▶ [Written task]: Render the material again word for word, skipping the pictures in it.

▶ [Source excerpt]:
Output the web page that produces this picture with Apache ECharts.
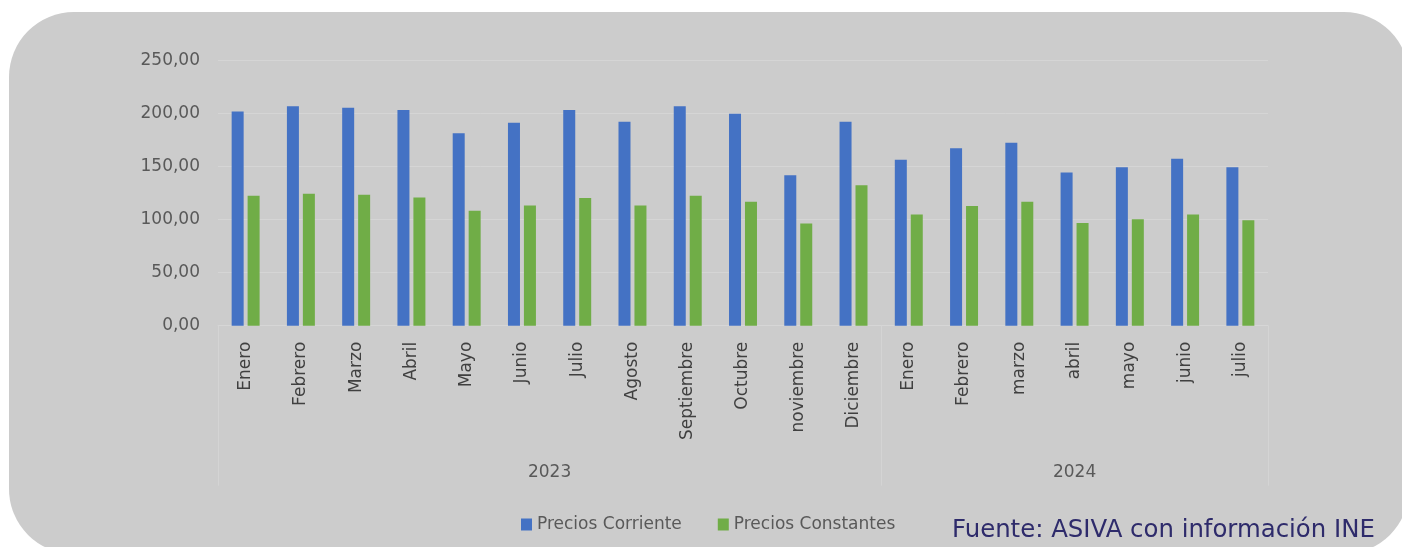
<!DOCTYPE html>
<html>
<head>
<meta charset="utf-8">
<script src="https://cdn.jsdelivr.net/npm/echarts@6/dist/echarts.min.js"></script>
<style>
  html, body { margin: 0; padding: 0; background: #ffffff; }
  #card { position: absolute; left: 9px; top: 12px; width: 1400px; height: 542px; border-radius: 65px; background: #cccccc; }
  #chart { position: absolute; left: 0; top: 0; width: 1402px; height: 547px; }
</style>
</head>
<body>
<div id="card"></div>
<div id="chart"></div>
<script>
const months = ['Enero','Febrero','Marzo','Abril','Mayo','Junio','Julio','Agosto','Septiembre','Octubre','noviembre','Diciembre',
                'Enero','Febrero','marzo','abril','mayo','junio','julio'];
const years = ['2023', '2024'];
const monthsPerYear = [12, 7];
const preciosCorriente = [202, 207, 205.5, 203.5, 181.5, 191.5, 203.5, 192.5, 207, 200, 142, 192.5, 156.5, 167.5, 172.5, 144.5, 149.5, 157.5, 149.5];
const preciosConstantes = [122.5, 124.5, 123.5, 121, 108.5, 113.5, 120.5, 113.5, 122.5, 117, 96.5, 132.5, 105, 113, 117, 97, 100.5, 105, 99.5];
const yTicks = [0, 50, 100, 150, 200, 250];

// year group boundaries and centres (in category units)
const bounds = [0];
monthsPerYear.forEach(n => bounds.push(bounds[bounds.length - 1] + n));
const centers = years.map((y, i) => (bounds[i] + bounds[i + 1]) / 2);

const chart = echarts.init(document.getElementById('chart'), null, { renderer: 'canvas' });
const fmt = v => v.toFixed(2).replace('.', ',');

chart.setOption({
  backgroundColor: 'transparent',
  animation: false,
  grid: { left: 218, right: 134, top: 60.7, bottom: 221.3, containLabel: false },
  legend: {
    left: 516, top: 511,
    itemWidth: 11, itemHeight: 12, itemGap: 36,
    icon: 'rect',
    textStyle: { color: '#595959', fontSize: 17, fontFamily: 'DejaVu Sans, sans-serif' },
    data: ['Precios Corriente', 'Precios Constantes']
  },
  xAxis: [
    {
      type: 'category',
      data: months,
      axisLine: { show: true, lineStyle: { color: '#d6d6d6', width: 1 } },
      axisTick: { show: false },
      axisLabel: {
        rotate: 90, interval: 0, margin: 16,
        color: '#404040', fontSize: 17,
        fontFamily: 'DejaVu Sans, sans-serif'
      }
    },
    {
      type: 'value',
      position: 'bottom',
      min: 0, max: bounds[bounds.length - 1],
      axisLine: { show: false },
      splitLine: { show: false },
      axisTick: { show: true, customValues: bounds, length: 160, lineStyle: { color: '#d4d4d4', width: 1 } },
      axisLabel: {
        customValues: centers,
        margin: 138,
        color: '#595959', fontSize: 17,
        fontFamily: 'DejaVu Sans, sans-serif',
        formatter: v => { const i = centers.indexOf(v); return i >= 0 ? years[i] : ''; }
      }
    }
  ],
  yAxis: {
    type: 'value',
    min: yTicks[0], max: yTicks[yTicks.length - 1], interval: 50,
    axisLine: { show: false },
    axisTick: { show: false },
    splitLine: { lineStyle: { color: '#d5d5d5', width: 1 } },
    axisLabel: {
      margin: 18, color: '#595959', fontSize: 17,
      fontFamily: 'DejaVu Sans, sans-serif',
      formatter: fmt
    }
  },
  series: [
    {
      name: 'Precios Corriente', type: 'bar', xAxisIndex: 0,
      data: preciosCorriente, barWidth: 12, barGap: '33%',
      itemStyle: { color: '#4472c4' }
    },
    {
      name: 'Precios Constantes', type: 'bar', xAxisIndex: 0,
      data: preciosConstantes, barWidth: 12, barGap: '33%',
      itemStyle: { color: '#70ad47' }
    }
  ],
  graphic: [
    {
      type: 'text', left: 952, top: 519,
      style: {
        text: 'Fuente: ASIVA con información INE',
        fill: '#2e2b6b', fontSize: 24.4,
        fontFamily: 'DejaVu Sans, sans-serif'
      }
    }
  ]
});
</script>
</body>
</html>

▶ [Output for this exercise]:
Output the web page that produces this picture with Apache ECharts.
<!DOCTYPE html>
<html>
<head>
<meta charset="utf-8">
<script src="https://cdn.jsdelivr.net/npm/echarts@6/dist/echarts.min.js"></script>
<style>
  html, body { margin: 0; padding: 0; background: #ffffff; }
  #card { position: absolute; left: 9px; top: 12px; width: 1400px; height: 542px; border-radius: 65px; background: #cccccc; }
  #chart { position: absolute; left: 0; top: 0; width: 1402px; height: 547px; }
</style>
</head>
<body>
<div id="card"></div>
<div id="chart"></div>
<script>
const months = ['Enero','Febrero','Marzo','Abril','Mayo','Junio','Julio','Agosto','Septiembre','Octubre','noviembre','Diciembre',
                'Enero','Febrero','marzo','abril','mayo','junio','julio'];
const years = ['2023', '2024'];
const monthsPerYear = [12, 7];
const preciosCorriente = [202, 207, 205.5, 203.5, 181.5, 191.5, 203.5, 192.5, 207, 200, 142, 192.5, 156.5, 167.5, 172.5, 144.5, 149.5, 157.5, 149.5];
const preciosConstantes = [122.5, 124.5, 123.5, 121, 108.5, 113.5, 120.5, 113.5, 122.5, 117, 96.5, 132.5, 105, 113, 117, 97, 100.5, 105, 99.5];
const yTicks = [0, 50, 100, 150, 200, 250];

// year group boundaries and centres (in category units)
const bounds = [0];
monthsPerYear.forEach(n => bounds.push(bounds[bounds.length - 1] + n));
const centers = years.map((y, i) => (bounds[i] + bounds[i + 1]) / 2);

const chart = echarts.init(document.getElementById('chart'), null, { renderer: 'canvas' });
const fmt = v => v.toFixed(2).replace('.', ',');

chart.setOption({
  backgroundColor: 'transparent',
  animation: false,
  grid: { left: 218, right: 134, top: 60.7, bottom: 221.3, containLabel: false },
  legend: {
    left: 516, top: 511,
    itemWidth: 11, itemHeight: 12, itemGap: 36,
    icon: 'rect',
    textStyle: { color: '#595959', fontSize: 17, fontFamily: 'DejaVu Sans, sans-serif' },
    data: ['Precios Corriente', 'Precios Constantes']
  },
  xAxis: [
    {
      type: 'category',
      data: months,
      axisLine: { show: true, lineStyle: { color: '#d6d6d6', width: 1 } },
      axisTick: { show: false },
      axisLabel: {
        rotate: 90, interval: 0, margin: 16,
        color: '#404040', fontSize: 17,
        fontFamily: 'DejaVu Sans, sans-serif'
      }
    },
    {
      type: 'value',
      position: 'bottom',
      min: 0, max: bounds[bounds.length - 1],
      axisLine: { show: false },
      splitLine: { show: false },
      axisTick: { show: true, customValues: bounds, length: 160, lineStyle: { color: '#d4d4d4', width: 1 } },
      axisLabel: {
        customValues: centers,
        margin: 138,
        color: '#595959', fontSize: 17,
        fontFamily: 'DejaVu Sans, sans-serif',
        formatter: v => { const i = centers.indexOf(v); return i >= 0 ? years[i] : ''; }
      }
    }
  ],
  yAxis: {
    type: 'value',
    min: yTicks[0], max: yTicks[yTicks.length - 1], interval: 50,
    axisLine: { show: false },
    axisTick: { show: false },
    splitLine: { lineStyle: { color: '#d5d5d5', width: 1 } },
    axisLabel: {
      margin: 18, color: '#595959', fontSize: 17,
      fontFamily: 'DejaVu Sans, sans-serif',
      formatter: fmt
    }
  },
  series: [
    {
      name: 'Precios Corriente', type: 'bar', xAxisIndex: 0,
      data: preciosCorriente, barWidth: 12, barGap: '33%',
      itemStyle: { color: '#4472c4' }
    },
    {
      name: 'Precios Constantes', type: 'bar', xAxisIndex: 0,
      data: preciosConstantes, barWidth: 12, barGap: '33%',
      itemStyle: { color: '#70ad47' }
    }
  ],
  graphic: [
    {
      type: 'text', left: 952, top: 519,
      style: {
        text: 'Fuente: ASIVA con información INE',
        fill: '#2e2b6b', fontSize: 24.4,
        fontFamily: 'DejaVu Sans, sans-serif'
      }
    }
  ]
});
</script>
</body>
</html>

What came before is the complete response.